Since the early 1990s, estimates of the validity of personality measures have inched upward. This may be largely due to the resurgence of factorial approaches, which have consistently found what have come to be known as the Big-Five personality factors that seem to reoccur as core elements of personality across many studies. (14) With the confusion about what represents personality beginning to clear, with the validity of personality as a personnel selection measure improving, and with personality factors beginning to demonstrate increasing stability within and across instruments, interest in the use of personality tests in selection has increased.

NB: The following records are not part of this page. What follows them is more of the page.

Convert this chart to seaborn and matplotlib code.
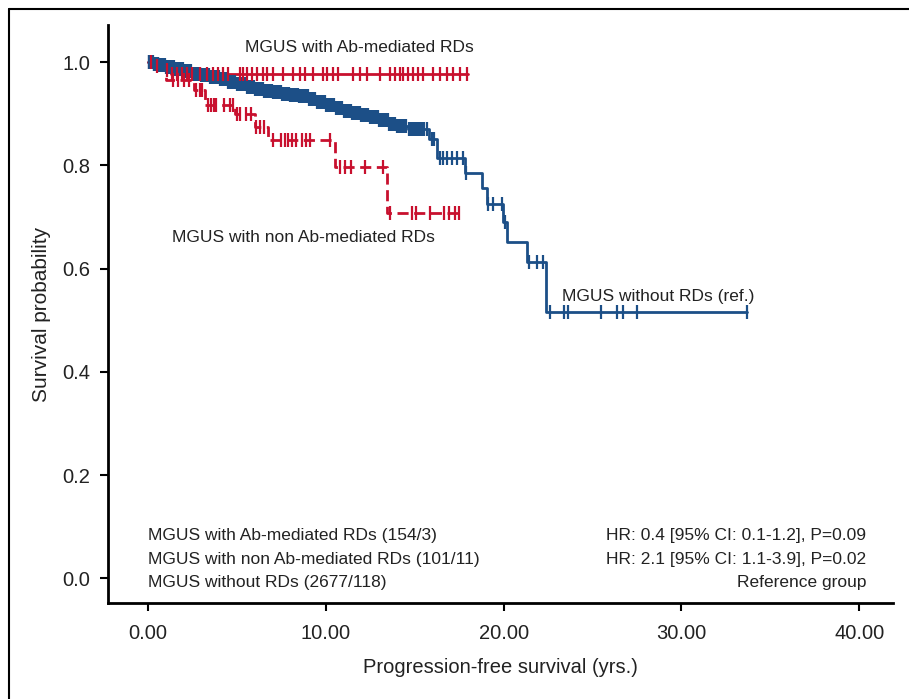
import numpy as np
import pandas as pd
import matplotlib
matplotlib.use("Agg")
import matplotlib.pyplot as plt
import seaborn as sns
from matplotlib.lines import Line2D

# Kaplan-Meier curves (time in years, survival after step)
no_rd_times = [0.0, 0.3, 0.6, 1.0, 1.5, 2.0, 2.5, 3.0, 3.5, 4.0, 4.5, 5.0, 5.5, 6.0,
               6.5, 7.0, 7.5, 8.0, 8.5, 9.0, 9.5, 10.0, 10.5, 11.0, 11.5, 12.0, 12.5,
               13.0, 13.5, 14.0, 14.6, 15.8, 16.25, 17.85, 18.8, 19.05, 19.95, 20.2,
               21.3, 22.4, 33.7]
no_rd_surv = [1.0, 0.997, 0.994, 0.99, 0.986, 0.982, 0.978, 0.975, 0.971, 0.967, 0.962,
              0.957, 0.952, 0.948, 0.945, 0.942, 0.939, 0.937, 0.934, 0.928, 0.922, 0.917,
              0.912, 0.906, 0.902, 0.898, 0.893, 0.887, 0.881, 0.876, 0.870, 0.851, 0.814,
              0.786, 0.757, 0.726, 0.690, 0.651, 0.613, 0.516, 0.516]
no_rd_cens = [0.05, 0.1, 0.15, 0.2, 0.25, 0.32, 0.4, 0.45, 0.5, 0.58, 0.65, 0.7, 0.8, 0.9,
              0.95, 1.05, 1.15, 1.25, 1.3, 1.4, 1.5, 1.6, 1.7, 1.8, 1.9, 2.0, 2.1, 2.25,
              2.35, 2.5, 2.6, 2.75, 2.85, 3.0, 3.1, 3.25, 3.4, 3.5, 3.65, 3.8, 3.9, 4.05,
              4.2, 4.3, 4.45, 4.6, 4.7, 4.85, 5.0, 5.1, 5.25, 5.4, 5.55, 5.7, 5.8, 5.95,
              6.1, 6.25, 6.4, 6.5, 6.65, 6.8, 6.95, 7.1, 7.25, 7.4, 7.55, 7.7, 7.85, 8.0,
              8.15, 8.3, 8.45, 8.6, 8.75, 8.9, 9.05, 9.2, 9.35, 9.5, 9.65, 9.8, 9.95,
              10.1, 10.25, 10.4, 10.55, 10.7, 10.85, 11.0, 11.2, 11.35, 11.5, 11.65, 11.8,
              12.0, 12.15, 12.3, 12.5, 12.7, 12.85, 13.0, 13.2, 13.4, 13.55, 13.7, 13.9,
              14.1, 14.3, 14.5, 14.7, 14.9, 15.1, 15.3, 15.5, 15.7, 15.95, 16.1, 16.4,
              16.6, 16.8, 17.1, 17.4, 17.7, 17.9, 19.1, 19.4, 19.9, 20.1, 21.4, 21.9,
              22.2, 22.6, 23.4, 23.6, 25.5, 26.4, 26.7, 27.5, 33.7,
              0.07, 0.12, 0.18, 0.28, 0.36, 0.55, 0.62, 0.75, 0.85, 1.0, 1.1, 1.2, 1.35,
              1.45, 1.55, 1.65, 1.75, 1.85, 1.95, 2.05, 2.18, 2.3, 2.42, 2.55, 2.68, 2.8,
              2.93, 3.05, 3.18, 3.32, 3.45, 3.58, 3.72, 3.85, 3.98, 4.12, 4.25, 4.38, 4.52,
              4.65, 4.78, 4.92, 5.05, 5.18, 5.32, 5.48, 5.62, 5.75, 5.88, 6.02, 6.18, 6.32,
              6.45, 6.58, 6.72, 6.88, 7.02, 7.18, 7.32, 7.48, 7.62, 7.78, 7.92, 8.08, 8.22,
              8.38, 8.52, 8.68, 8.82, 8.98, 9.12, 9.28, 9.42, 9.58, 9.72, 9.88, 10.02,
              10.18, 10.32, 10.48, 10.62, 10.78, 10.92, 11.1, 11.28, 11.42, 11.58, 11.72,
              11.9, 12.08, 12.22, 12.4, 12.6, 12.78, 12.92, 13.1, 13.3, 13.48, 13.62,
              13.8, 14.0, 14.2, 14.4, 14.8, 15.0, 15.2, 15.4]

ab_times = [0.0, 0.3, 0.8, 1.3, 18.0]
ab_surv = [1.0, 0.993, 0.985, 0.978, 0.978]
ab_cens = [0.15, 0.5, 1.05, 1.33, 1.61, 1.9, 2.17, 2.45, 2.92, 3.3, 3.67, 3.96, 4.24,
           4.52, 5.17, 5.36, 5.55, 5.83, 6.11, 6.49, 6.68, 7.05, 7.61, 8.17, 8.55, 8.83,
           9.3, 9.86, 10.05, 10.42, 10.7, 11.55, 11.92, 12.3, 13.05, 13.61, 13.89,
           14.17, 14.36, 14.64, 14.92, 15.2, 15.48, 16.05, 16.42, 16.8, 17.17, 17.55,
           17.92]

non_ab_times = [0.0, 0.4, 1.0, 2.6, 3.2, 4.9, 6.0, 6.75, 10.5, 13.45, 17.5]
non_ab_surv = [1.0, 0.987, 0.966, 0.947, 0.917, 0.900, 0.875, 0.850, 0.797, 0.708, 0.708]
non_ab_cens = [1.4, 1.7, 2.0, 2.3, 2.7, 2.9, 3.05, 3.4, 3.55, 3.7, 3.85, 4.3, 4.6, 4.8,
               5.0, 5.2, 5.5, 5.8, 6.1, 6.3, 6.55, 7.05, 7.5, 7.7, 7.9, 8.1, 8.35, 8.65,
               8.9, 9.1, 10.25, 10.8, 11.1, 11.4, 12.2, 13.2, 13.6, 14.85, 15.1, 15.85,
               16.65, 16.95, 17.25, 17.5]

group_labels = ["MGUS with Ab-mediated RDs (154/3)",
                "MGUS with non Ab-mediated RDs (101/11)",
                "MGUS without RDs (2677/118)"]
hr_labels = ["HR: 0.4 [95% CI: 0.1-1.2], P=0.09",
             "HR: 2.1 [95% CI: 1.1-3.9], P=0.02",
             "Reference group"]
x_ticks = [0, 10, 20, 30, 40]
y_ticks = [0.0, 0.2, 0.4, 0.6, 0.8, 1.0]

BLUE = "#1c4f87"
RED = "#c8102e"

sns.set_style("ticks")
plt.rcParams["font.family"] = ["Liberation Sans", "DejaVu Sans"]


def km_frame(times, surv):
    return pd.DataFrame({"time": times, "surv": surv})


def cens_frame(times, surv, cens):
    cens = np.sort(cens)
    idx = np.searchsorted(times, cens, side="right") - 1
    return pd.DataFrame({"time": cens, "surv": np.asarray(surv)[idx]})


fig = plt.figure(figsize=(9.09, 6.99), dpi=100)
ax = fig.add_axes([108 / 909, 1 - 603 / 699, (893 - 108) / 909, (603 - 25) / 699])

curves = [
    (no_rd_times, no_rd_surv, no_rd_cens, BLUE, "-"),
    (non_ab_times, non_ab_surv, non_ab_cens, RED, (0, (4, 2))),
    (ab_times, ab_surv, ab_cens, RED, "-"),
]
for times, surv, cens, col, ls in curves:
    sns.lineplot(data=km_frame(times, surv), x="time", y="surv", ax=ax,
                 drawstyle="steps-post", color=col, linewidth=2, linestyle=ls,
                 estimator=None, sort=False)
    sns.scatterplot(data=cens_frame(times, surv, cens), x="time", y="surv", ax=ax,
                    marker="|", s=100, color=col, linewidth=1.6, zorder=3)

ax.set_xlim(-2.25, 41.9)
ax.set_ylim(-0.048, 1.072)
ax.set_xticks(x_ticks)
ax.set_xticklabels([f"{t:.2f}" for t in x_ticks])
ax.set_yticks(y_ticks)
ax.set_yticklabels([f"{t:.1f}" for t in y_ticks])
ax.tick_params(axis="both", labelsize=14.5, length=6, width=1.5, color="black",
               labelcolor="#222222", pad=7)
ax.tick_params(axis="x", pad=9)
for side in ["top", "right"]:
    ax.spines[side].set_visible(False)
for side in ["left", "bottom"]:
    ax.spines[side].set_linewidth(2)
    ax.spines[side].set_color("black")

ax.set_xlabel("Progression-free survival (yrs.)", fontsize=14.5,
              color="#222222", labelpad=11)
ax.set_ylabel("Survival probability", fontsize=15,
              color="#222222", labelpad=8)

txt = dict(fontsize=12.5, color="#222222")
ax.text(5.45, 1.029, "MGUS with Ab-mediated RDs", va="center", **txt)
ax.text(1.35, 0.661, "MGUS with non Ab-mediated RDs", va="center", **txt)
ax.text(23.3, 0.545, "MGUS without RDs (ref.)", va="center", **txt)

for i, (g, hr) in enumerate(zip(group_labels, hr_labels)):
    yy = 0.083 - i * 0.046
    ax.text(0, yy, g, va="center", ha="left", **txt)
    ax.text(40.4, yy, hr, va="center", ha="right", **txt)

# outer frame around the panel
fig.add_artist(Line2D([9 / 909, 9 / 909], [0, 1 - 9 / 699], color="black", lw=1.5,
                      transform=fig.transFigure))
fig.add_artist(Line2D([9 / 909, 1], [1 - 9 / 699, 1 - 9 / 699], color="black", lw=1.5,
                      transform=fig.transFigure))

fig.savefig("out.png", dpi=100)
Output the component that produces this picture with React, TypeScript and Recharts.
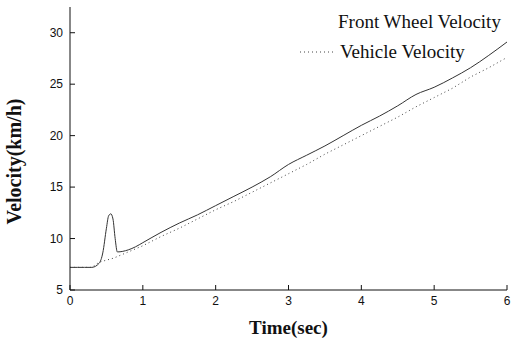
import React from 'react';
import { LineChart, Line, XAxis, YAxis, Label } from 'recharts';

// front wheel speed: flat start, slip spike around 0.55 s, then steady climb
const frontTime = [0, 0.1, 0.2, 0.3, 0.4, 0.45, 0.5, 0.53, 0.56, 0.59, 0.62, 0.65, 0.8, 0.9, 1.0, 1.25, 1.5, 1.75, 2.0, 2.25, 2.5, 2.75, 3.0, 3.25, 3.5, 3.75, 4.0, 4.25, 4.5, 4.75, 5.0, 5.25, 5.5, 5.75, 6.0];
const frontVelocity = [7.2, 7.2, 7.2, 7.2, 7.6, 8.6, 11.0, 12.2, 12.4, 11.9, 10.0, 8.7, 8.9, 9.2, 9.6, 10.6, 11.5, 12.3, 13.2, 14.1, 15.0, 16.0, 17.2, 18.1, 19.0, 20.0, 21.0, 21.9, 22.9, 24.0, 24.7, 25.6, 26.6, 27.8, 29.1];

const vehicleTime = [0, 0.1, 0.2, 0.3, 0.4, 0.5, 0.6, 0.7, 0.8, 0.9, 1.0, 1.25, 1.5, 1.75, 2.0, 2.25, 2.5, 2.75, 3.0, 3.25, 3.5, 3.75, 4.0, 4.25, 4.5, 4.75, 5.0, 5.25, 5.5, 5.75, 6.0];
const vehicleVelocity = [7.2, 7.2, 7.2, 7.2, 7.7, 7.9, 8.1, 8.4, 8.7, 9.0, 9.3, 10.2, 11.0, 11.9, 12.8, 13.6, 14.5, 15.4, 16.3, 17.2, 18.2, 19.1, 20.0, 20.9, 21.8, 22.8, 23.7, 24.6, 25.7, 26.6, 27.6];

const xTicks = [0, 1, 2, 3, 4, 5, 6];
const yTicks = [5, 10, 15, 20, 25, 30];

const frontData = frontTime.map((t, i) => ({ t, v: frontVelocity[i] }));
const vehicleData = vehicleTime.map((t, i) => ({ t, v: vehicleVelocity[i] }));

const tickFont = { fontFamily: 'Liberation Sans, Arial, sans-serif', fontSize: 12, fill: '#111' };
const serif = 'Liberation Serif, Times New Roman, serif';

export default function App() {
  return (
    <div style={{ position: 'absolute', left: 0, top: 0, width: 515, height: 340, background: '#fff' }}>
      <LineChart width={515} height={340} margin={{ top: 7, right: 8, bottom: 0, left: 0 }}>
        <XAxis
          type="number"
          dataKey="t"
          domain={[0, 6]}
          ticks={xTicks}
          allowDataOverflow
          height={50}
          tickSize={-5}
          tickMargin={11}
          tick={tickFont}
          stroke="#111"
        >
          <Label
            value="Time(sec)"
            position="insideBottom"
            offset={6}
            style={{ fontFamily: serif, fontSize: 19, fontWeight: 'bold', fill: '#111' }}
          />
        </XAxis>
        <YAxis
          type="number"
          dataKey="v"
          domain={[5, 32.5]}
          ticks={yTicks}
          allowDataOverflow
          width={70}
          tickSize={-5}
          tickMargin={12}
          tick={tickFont}
          stroke="#111"
        >
          <Label
            value="Velocity(km/h)"
            angle={-90}
            position="center"
            dx={-21}
            dy={13}
            style={{ fontFamily: serif, fontSize: 20, fontWeight: 'bold', fill: '#111', textAnchor: 'middle' }}
          />
        </YAxis>
        <Line
          data={frontData}
          dataKey="v"
          stroke="#333"
          strokeWidth={1}
          dot={false}
          type="monotone"
          isAnimationActive={false}
        />
        <Line
          data={vehicleData}
          dataKey="v"
          stroke="#444"
          strokeWidth={1}
          strokeDasharray="1 3"
          dot={false}
          type="linear"
          isAnimationActive={false}
        />
      </LineChart>
      <div
        style={{
          position: 'absolute',
          left: 298,
          top: 7,
          fontFamily: serif,
          fontSize: 19,
          color: '#111',
          lineHeight: '30px',
        }}
      >
        <div style={{ paddingLeft: 40 }}>Front Wheel Velocity</div>
        <div style={{ display: 'flex', alignItems: 'center' }}>
          <svg width={38} height={10}>
            <line x1={2} y1={5} x2={36} y2={5} stroke="#444" strokeDasharray="1 3" />
          </svg>
          <span style={{ marginLeft: 4 }}>Vehicle Velocity</span>
        </div>
      </div>
    </div>
  );
}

The Big-Five Personality Factors
We noted above that a person's GMA is associated with his or her ability to acquire the job knowledge and job-related skills that result in improved individual and organizational performance. It is also reasonable to assume that, all other things being equal, the degree to which an employee possesses the personality trait of conscientiousness should be correlated with job performance. Schmidt and Hunter found this to be the case when analyzing findings from several studies of personality and job performance, writing that, "controlling for mental ability, employees who are higher in conscientiousness develop higher levels of job knowledge, probably because conscientious individuals exert greater efforts and spend more time 'on task."' (15) These authors go on to point out that the central determining variables in job performance appear to be GMA, job experience, and the personality trait of conscientiousness. From these conclusions, it is reasonable to surmise that a combination of intellectual ability and personality traits and attributes that potentiate focus, dedication, commitment, collaboration, readiness to learn, dependability, group orientation, and problem solving (i.e. some form of maturity or psychological uniqueness) is really what is being measured by tests of GMA.
The Big Five personality factors can be traced to the factor analytic studies of Louis Leon Thurstone in the 1930s. Thurstone (16) was probably the first to describe five independent common factors that emerged in his factorial research. While he set aside these studies of the core of personality and never followed up on his findings, others took up the work. Raymond Cattell repeatedly talked of at least 12 core factors that emerged from his personality research, but when others later analyzed his variables, only five factors proved to be unique. (17) A number of other investigators have found the five core factors. (18)
The Big-Five factors have been labeled as follows:
* Factor 1: Extraversion, or surgency.
* Factor 2: Agreeableness.
* Factor III: Conscientiousness.
* Factor IV: Emotional Stability, or neuroticism.
* Factor V: Culture, or, more recently intellect (19) or openness to experience. (20)
Hogan, Hogan, and Roberts, and others, (21) have pointed out that the basic personality factors can be organized hierarchically and that each factor can be broken down into hundreds, if not thousands, of traits. For example, talkativeness, assertiveness, and activity level traits such as silence and passivity are indicative of extraversion. Agreeableness is demonstrated through kindness, trust, and warmth and disagreeableness is demonstrated by hostility, selfishness, and distrust. Organization, thoroughness, and reliability are signs of conscientiousness, while carelessness, negligence, and unreliability are signs that an individual lacks this factor of their personality. Lack of emotional stability is manifested in nervousness, moodiness, and temperamentality, and negative culture traits are shallowness and imperceptiveness. As reflected in the newer terminology for Factor V--intellect or openness to experience--imagination, curiosity, and creativity are traits for people with a positive culture.